November 1, 2004
Powerhouse Tech Companies Merge
Top black banks and advertising agencies have achieved growth by acquiring one another, but buyouts between BE 100S industrial/service companies are less common. Two veteran Alexandria, Virginia-based high-tech firms, however, have joined forces to get a jump on the homeland defense contracting market.
Dimensions International (No. 49 on the BE INDUSTRIAL/ SERVICE 100 list with $75.4 million in sales) has acquired SENTEL Corp. (No. 73 on the BE INDUSTRIAL/ SERVICE 100 list with $43 million in sales), enabling each to bid on work they previously passed up. Terms of the deal were not disclosed.
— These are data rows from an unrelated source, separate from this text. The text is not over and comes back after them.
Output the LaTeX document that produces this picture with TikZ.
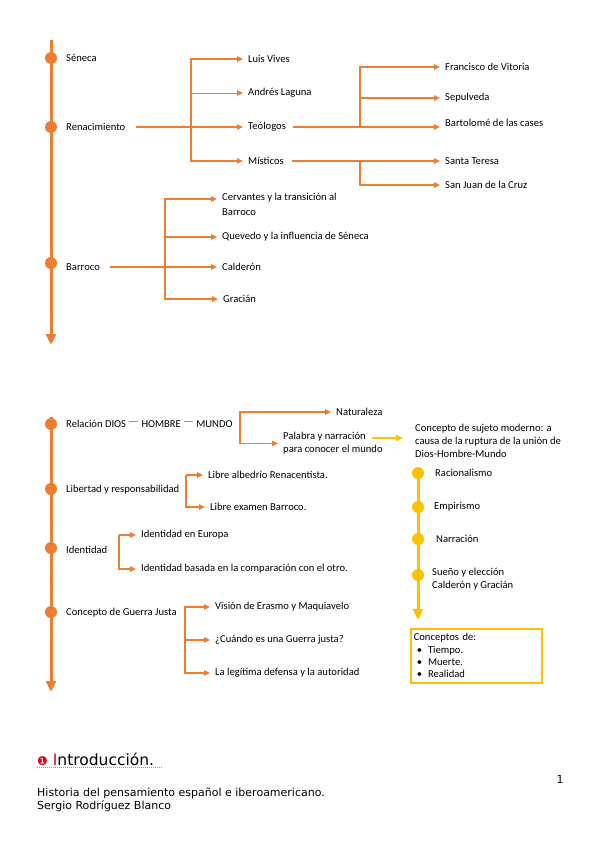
\documentclass[tikz,border=0pt]{standalone}
\usepackage{fontspec}
\setmainfont{Carlito}
\newfontfamily\dejavu{DejaVu Sans}
\usetikzlibrary{arrows,arrows.meta}
\definecolor{naranja}{HTML}{ED7D31}
\definecolor{amarillo}{HTML}{FFC000}
\definecolor{rojo}{HTML}{E2001A}

\begin{document}
\begin{tikzpicture}[x=1pt,y=-1pt,
	lbl/.style={anchor=west,inner sep=3pt,align=left,font=\fontsize{10.6}{13}\selectfont},
	eje/.style={draw=naranja,line width=3pt,-{Triangle[length=11pt,width=10pt]}},
	yeje/.style={draw=amarillo,line width=3pt,-{Triangle[length=11pt,width=10pt]}},
	tdot/.style={circle,fill=naranja,inner sep=0pt,minimum size=12pt},
	ydot/.style={circle,fill=amarillo,inner sep=0pt,minimum size=12pt},
	arr/.style={draw=naranja,line width=1.6pt,shorten >=2pt,-{Triangle[length=6pt,width=5.5pt]}},
	yarr/.style={draw=amarillo,line width=2pt,-{Triangle[length=7pt,width=6pt]}}]
	\useasboundingbox (0,0) rectangle (599,848);
	\coordinate (e1a) at (51,40);
	\coordinate (e1b) at (51,345);
	\draw[eje] (e1a) -- (e1b);
	\node[tdot] (d1) at (51,58) {};
	\node[tdot] (d2) at (51,127) {};
	\node[tdot] (d3) at (51,263) {};
	\node[lbl] (seneca) at (63,58) {Séneca};
	\node[lbl] (ren) at (63,127) {Renacimiento};
	\node[lbl] (barroco) at (63,267) {Barroco};
	\node[lbl] (vives) at (245,59) {Luis Vives};
	\node[lbl] (laguna) at (245,93) {Andrés Laguna};
	\node[lbl] (teo) at (245,127) {Teólogos};
	\node[lbl] (mist) at (245,161) {Místicos};
	\node[lbl] (vitoria) at (442,67) {Francisco de Vitoria};
	\node[lbl] (sepul) at (442,98) {Sepulveda};
	\node[lbl] (casas) at (442,123) {Bartolomé de las cases};
	\node[lbl] (teresa) at (442,161) {Santa Teresa};
	\node[lbl] (cruz) at (442,185) {San Juan de la Cruz};
	\node[lbl,font=\fontsize{10.6}{14.5}\selectfont] (cerv) at (219,204.5) {Cervantes y la transición al\\Barroco};
	\node[lbl] (quev) at (219,237) {Quevedo y la influencia de Séneca};
	\node[lbl] (cald) at (219,267) {Calderón};
	\node[lbl] (grac) at (220,299) {Gracián};
	\coordinate (b1) at (191,127);
	\coordinate (b2) at (360,127);
	\coordinate (b3) at (360,161);
	\coordinate (b4) at (165,267);
	\coordinate (cervp) at (219,199);
	\draw[arr] ([xshift=8pt]ren.east) -- (teo.west);
	\draw[arr] (b1) |- (vives.west);
	\draw[arr,line width=0.8pt] (b1) |- (laguna.west);
	\draw[arr] (b1) |- (mist.west);
	\draw[arr] ([xshift=4pt]teo.east) -- (teo.east -| casas.west);
	\draw[arr] (b2) |- (vitoria.west);
	\draw[arr] (b2) |- (sepul.west);
	\draw[arr] ([xshift=5pt]mist.east) -- (teresa.west);
	\draw[arr] (b3) |- (cruz.west);
	\draw[arr] ([xshift=7pt]barroco.east) -- (cald.west);
	\draw[arr] (b4) |- (cervp);
	\draw[arr] (b4) |- (quev.west);
	\draw[arr] (b4) |- (grac.west);
	\coordinate (e2a) at (51,417);
	\coordinate (e2b) at (51,692);
	\draw[eje] (e2a) -- (e2b);
	\node[tdot] (d4) at (51,424) {};
	\node[tdot] (d5) at (51,489) {};
	\node[tdot] (d6) at (51,548) {};
	\node[tdot] (d7) at (51,612) {};
	\node[lbl] (rel) at (63,424) {Relación DIOS};
	\node[lbl] (hombre) at ([xshift=9pt]rel.east) {HOMBRE};
	\node[lbl] (mundo) at ([xshift=9pt]hombre.east) {MUNDO};
	\draw[naranja,line width=0.8pt] ([yshift=3pt]rel.east) -- ([yshift=3pt]hombre.west);
	\draw[naranja,line width=0.8pt] ([yshift=3pt]hombre.east) -- ([yshift=3pt]mundo.west);
	\node[lbl] (natur) at (333,412) {Naturaleza};
	\node[lbl] (palabra) at (280,443.5) {Palabra y narración\\para conocer el mundo};
	\coordinate (b5) at (240,443.5);
	\draw[arr] (b5) |- (natur.west);
	\draw[arr] (b5) -- (palabra.west);
	\node[lbl] (sujeto) at (412,441) {Concepto de sujeto moderno: a\\causa de la ruptura de la unión de\\Dios-Hombre-Mundo};
	\coordinate (ys) at (372,438);
	\draw[yarr,shorten >=9pt] (ys) -- (ys -| sujeto.west);
	\coordinate (e3a) at (418,467);
	\coordinate (e3b) at (418,620);
	\draw[yeje] (e3a) -- (e3b);
	\node[ydot] (y1) at (418,473) {};
	\node[ydot] (y2) at (418,507) {};
	\node[ydot] (y3) at (418,539) {};
	\node[ydot] (y4) at (418,575) {};
	\node[lbl] (racio) at (432,473) {Racionalismo};
	\node[lbl] (empir) at (431,507) {Empirismo};
	\node[lbl] (narr) at (433,539) {Narración};
	\node[lbl] (sueno) at (429,579.5) {Sueño y elección\\Calderón y Gracián};
	\node[draw=amarillo,line width=1.5pt,anchor=north west,text width=125pt,minimum height=54pt,inner sep=3pt,align=left,font=\fontsize{10.6}{12.4}\selectfont] (conc) at (410,628) {Conceptos de:\\\hspace*{3pt}\textbullet\hspace{6pt}Tiempo.\\\hspace*{3pt}\textbullet\hspace{6pt}Muerte.\\\hspace*{3pt}\textbullet\hspace{6pt}Realidad};
	\node[lbl] (lib) at (63,490) {Libertad y responsabilidad};
	\node[lbl] (libre1) at (205,475) {Libre albedrío Renacentista.};
	\node[lbl] (libre2) at (207,507) {Libre examen Barroco.};
	\coordinate (b6) at (186,475);
	\draw[arr] (b6) -- (libre1.west);
	\draw[arr] (b6) |- (libre2.west);
	\node[lbl] (ident) at (63,550) {Identidad};
	\node[lbl] (ie1) at (138,535) {Identidad en Europa};
	\node[lbl] (ie2) at (138,569) {Identidad basada en la comparación con el otro.};
	\coordinate (b7) at (119,535);
	\draw[arr] (b7) -- (ie1.west);
	\draw[arr] (b7) |- (ie2.west);
	\node[lbl] (guerra) at (63,613) {Concepto de Guerra Justa};
	\node[lbl] (g1) at (212,607) {Visión de Erasmo y Maquiavelo};
	\node[lbl] (g2) at (212,640) {¿Cuándo es una Guerra justa?};
	\node[lbl] (g3) at (212,673) {La legítima defensa y la autoridad};
	\coordinate (b8) at (185,640);
	\draw[arr] (b8) -- (g2.west);
	\draw[arr] (b8) |- (g1.west);
	\draw[arr] (b8) |- (g3.west);
	\node[anchor=west,inner sep=2pt,font=\dejavu\fontsize{15.5}{16}\selectfont] (intro) at (35,759) {{\color{rojo}\fontsize{12}{12}\selectfont ❶} {\color{rojo}I}ntroducción.};
	\draw[naranja,line width=1.2pt,dash pattern=on 1pt off 1pt] ([xshift=2pt]intro.south west) -- ([xshift=6pt]intro.south east);
	\node[anchor=west,inner sep=2pt,align=left,font=\dejavu\fontsize{11}{13}\selectfont] (hist) at (35,799.5) {Historia del pensamiento español e iberoamericano.\\Sergio Rodríguez Blanco};
	\node[inner sep=0pt,font=\dejavu\fontsize{11}{13}\selectfont] (pag) at (560,779) {1};
\end{tikzpicture}
\end{document}
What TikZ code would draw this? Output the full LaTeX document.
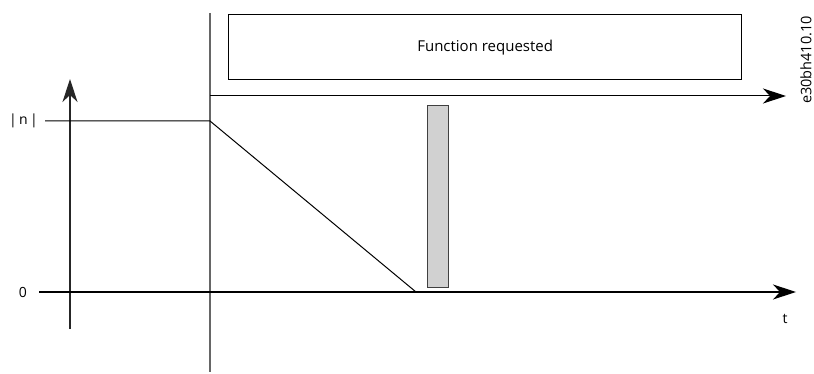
\documentclass[tikz,border=0pt]{standalone}
\usepackage{fontspec}
\setmainfont{Open Sans}
\usetikzlibrary{arrows.meta}
\begin{document}
\begin{tikzpicture}[x=1pt,y=-1pt,
  axis/.style={line width=1.2pt,-{Stealth[length=23pt,width=15pt,inset=7pt]}},
  thin/.style={line width=1pt},
  lbl/.style={font=\fontsize{14pt}{16pt}\selectfont, inner sep=0pt}]
\useasboundingbox (0,0) rectangle (814,374);
% coordinates
\coordinate (yb) at (70,329);
\coordinate (yt) at (70,79);
\coordinate (nl) at (45,121);
\coordinate (nr) at (210,121);
\coordinate (vt) at (210,13);
\coordinate (vb) at (210,372);
\coordinate (ul) at (210,96);
\coordinate (ur) at (786,96);
\coordinate (zl) at (39,292);
\coordinate (zr) at (796,292);
\coordinate (se) at (416,292);
% nodes
\node[draw, line width=1.3pt, minimum width=513pt, minimum height=65pt, anchor=north west, inner sep=0pt] (box) at (228,14) {};
\node[lbl, font=\fontsize{15pt}{18pt}\selectfont] (ft) at (box.center) {Function requested};
\node[draw=black!75, fill=black!18, line width=1pt, minimum width=21pt, minimum height=182pt, anchor=north west, inner sep=0pt] (bar) at (427,105) {};
\node[lbl, anchor=east] (n) at (38,121) {|\,n\,|};
\node[lbl] (z) at (23,292) {0};
\node[lbl] (t) at (785,319) {t};
\node[lbl, font=\fontsize{14.5pt}{16pt}\selectfont, rotate=90] (code) at (806,60) {e30bh410.10};
% lines
\draw[draw=black!60, line width=1.1pt] (vt) -- (vb);
\draw[axis, draw=black!85] (yb) -- (yt);
\draw[thin] (nl) -- (nr) -- (se);
\draw[axis, line width=1pt] (ul) -- (ur);
\draw[axis] (zl) -- (zr);
\end{tikzpicture}
\end{document}
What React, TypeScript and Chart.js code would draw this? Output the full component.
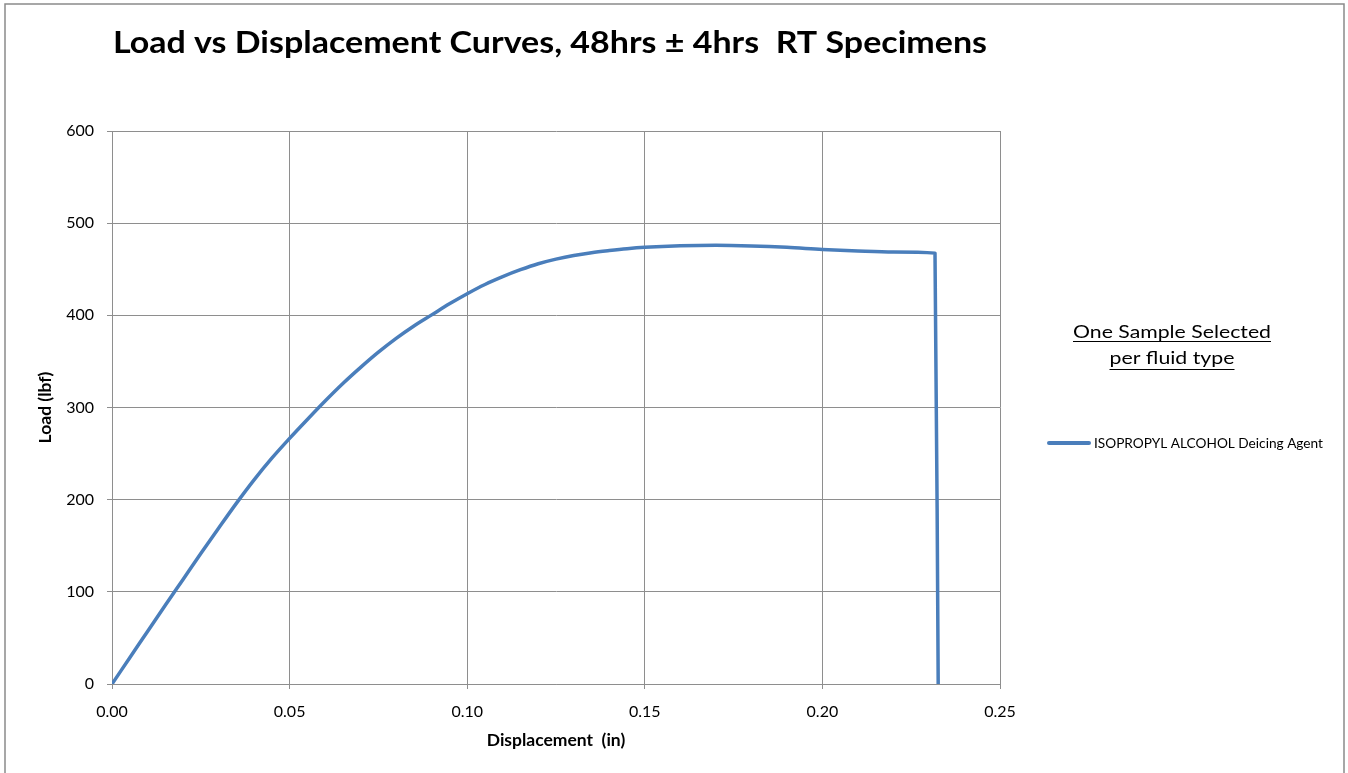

SENTEL is an engineering and software company that builds networked systems that collect biological, chemical, and nuclear contamination data from remote sensors — an antiterrorism capability in very high demand. Its technology guards military bases, government buildings, stadiums, subways, bridges, and tunnels. SENTEL is already very strong in the Air Force, Navy, and other defense agencies, whereas DI’s clients include the U.S. military, federal agencies, and commercial and industrial companies. As an information technology logistics company, DI is best known for its Flight Explorer subsidiary, which tracked commercial aircraft and was the predominant service used by news agencies during the Sept. 11 attacks.
DI was started in 1985 by Dr. Robert L. Wright. Since March 2003, it has been led by the founder’s son, Russell T. Wright, 37. Wright will remain as CEO of the merged company. SENTEL was co-founded in 1987 by James F. Garrett, who will now be president of the SENTEL division. DI’s sales grew 13.7% from 2002 to 2003, and it climbed five spots in its BE 100S ranking. SENTEL’s sales increased 14.7%, jumping nine places higher on the list.
“We’d be looking forward to doing some additional acquisitions,” Wright said. He wouldn’t divulge financial details of a similar deal, but did indicate, “DI’s got a goal of $300 million at some point in this decade.” Wright thinks that’s the “sweet spot” for a Beltway technology contractor, not so much for reaching higher into the 7% to 15% profit margin, but because having a larger presence among government clients wins jobs and boosts market share.
At the start of negotiations, Wright and Garrett required that there be zero layoffs among DI’s 600 and SENTEL’s 300-plus employees. SENTEL’s 14 field activities and DI’s 70 worldwide locations also remain intact.